▶ **INSTRUCTIONS TO FOLLOW**
Type out the complete listing below word for word, without its pictures.

▶ **DATA SHOWN**
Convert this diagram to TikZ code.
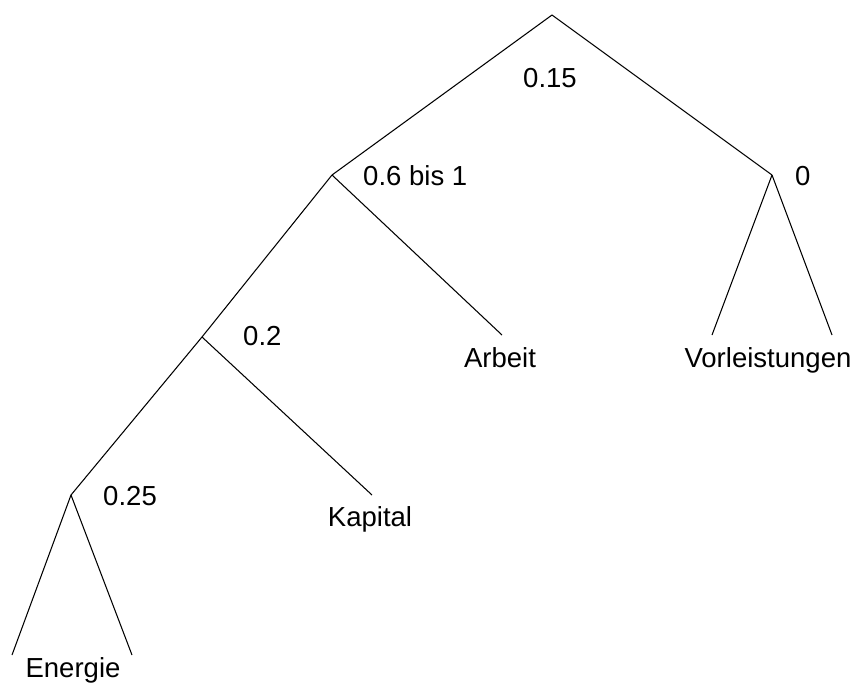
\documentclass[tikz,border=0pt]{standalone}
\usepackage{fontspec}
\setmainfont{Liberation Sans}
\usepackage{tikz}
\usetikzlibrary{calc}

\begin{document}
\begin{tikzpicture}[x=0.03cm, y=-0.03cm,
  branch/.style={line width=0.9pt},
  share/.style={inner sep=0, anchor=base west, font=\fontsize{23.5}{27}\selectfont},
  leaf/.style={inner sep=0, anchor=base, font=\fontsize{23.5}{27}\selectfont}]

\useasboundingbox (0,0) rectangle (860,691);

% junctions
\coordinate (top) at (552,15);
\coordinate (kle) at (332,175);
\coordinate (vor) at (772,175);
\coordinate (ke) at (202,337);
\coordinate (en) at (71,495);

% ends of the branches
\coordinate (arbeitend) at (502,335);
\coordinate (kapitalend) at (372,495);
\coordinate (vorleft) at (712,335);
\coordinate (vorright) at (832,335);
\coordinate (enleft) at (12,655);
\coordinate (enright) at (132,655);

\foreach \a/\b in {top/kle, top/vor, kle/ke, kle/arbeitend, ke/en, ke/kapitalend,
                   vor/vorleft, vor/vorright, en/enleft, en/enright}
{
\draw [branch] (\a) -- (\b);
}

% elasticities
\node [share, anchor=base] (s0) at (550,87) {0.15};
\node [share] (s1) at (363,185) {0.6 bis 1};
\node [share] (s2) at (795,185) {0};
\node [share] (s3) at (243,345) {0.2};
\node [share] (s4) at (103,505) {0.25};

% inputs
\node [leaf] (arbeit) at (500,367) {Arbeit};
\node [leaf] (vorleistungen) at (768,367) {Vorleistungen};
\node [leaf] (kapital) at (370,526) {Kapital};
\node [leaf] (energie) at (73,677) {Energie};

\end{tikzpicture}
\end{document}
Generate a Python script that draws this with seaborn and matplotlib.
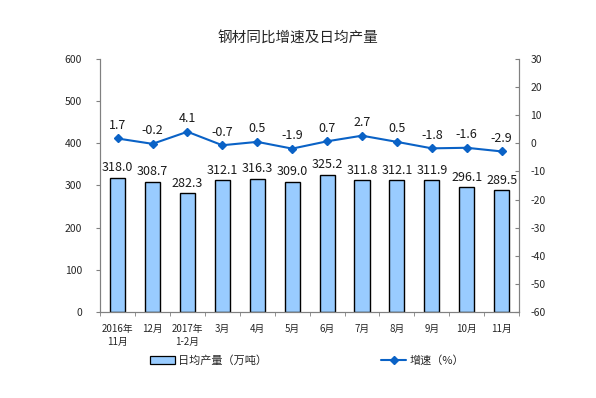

▶ **FULL OUTPUT**
Convert this diagram to TikZ code.
\documentclass[tikz,border=0pt]{standalone}
\usepackage{fontspec}
\setmainfont{Liberation Sans}
\usepackage{tikz}
\usetikzlibrary{calc}

\begin{document}
\begin{tikzpicture}[x=0.03cm, y=-0.03cm,
  branch/.style={line width=0.9pt},
  share/.style={inner sep=0, anchor=base west, font=\fontsize{23.5}{27}\selectfont},
  leaf/.style={inner sep=0, anchor=base, font=\fontsize{23.5}{27}\selectfont}]

\useasboundingbox (0,0) rectangle (860,691);

% junctions
\coordinate (top) at (552,15);
\coordinate (kle) at (332,175);
\coordinate (vor) at (772,175);
\coordinate (ke) at (202,337);
\coordinate (en) at (71,495);

% ends of the branches
\coordinate (arbeitend) at (502,335);
\coordinate (kapitalend) at (372,495);
\coordinate (vorleft) at (712,335);
\coordinate (vorright) at (832,335);
\coordinate (enleft) at (12,655);
\coordinate (enright) at (132,655);

\foreach \a/\b in {top/kle, top/vor, kle/ke, kle/arbeitend, ke/en, ke/kapitalend,
                   vor/vorleft, vor/vorright, en/enleft, en/enright}
{
\draw [branch] (\a) -- (\b);
}

% elasticities
\node [share, anchor=base] (s0) at (550,87) {0.15};
\node [share] (s1) at (363,185) {0.6 bis 1};
\node [share] (s2) at (795,185) {0};
\node [share] (s3) at (243,345) {0.2};
\node [share] (s4) at (103,505) {0.25};

% inputs
\node [leaf] (arbeit) at (500,367) {Arbeit};
\node [leaf] (vorleistungen) at (768,367) {Vorleistungen};
\node [leaf] (kapital) at (370,526) {Kapital};
\node [leaf] (energie) at (73,677) {Energie};

\end{tikzpicture}
\end{document}
Generate a Python script that draws this with seaborn and matplotlib.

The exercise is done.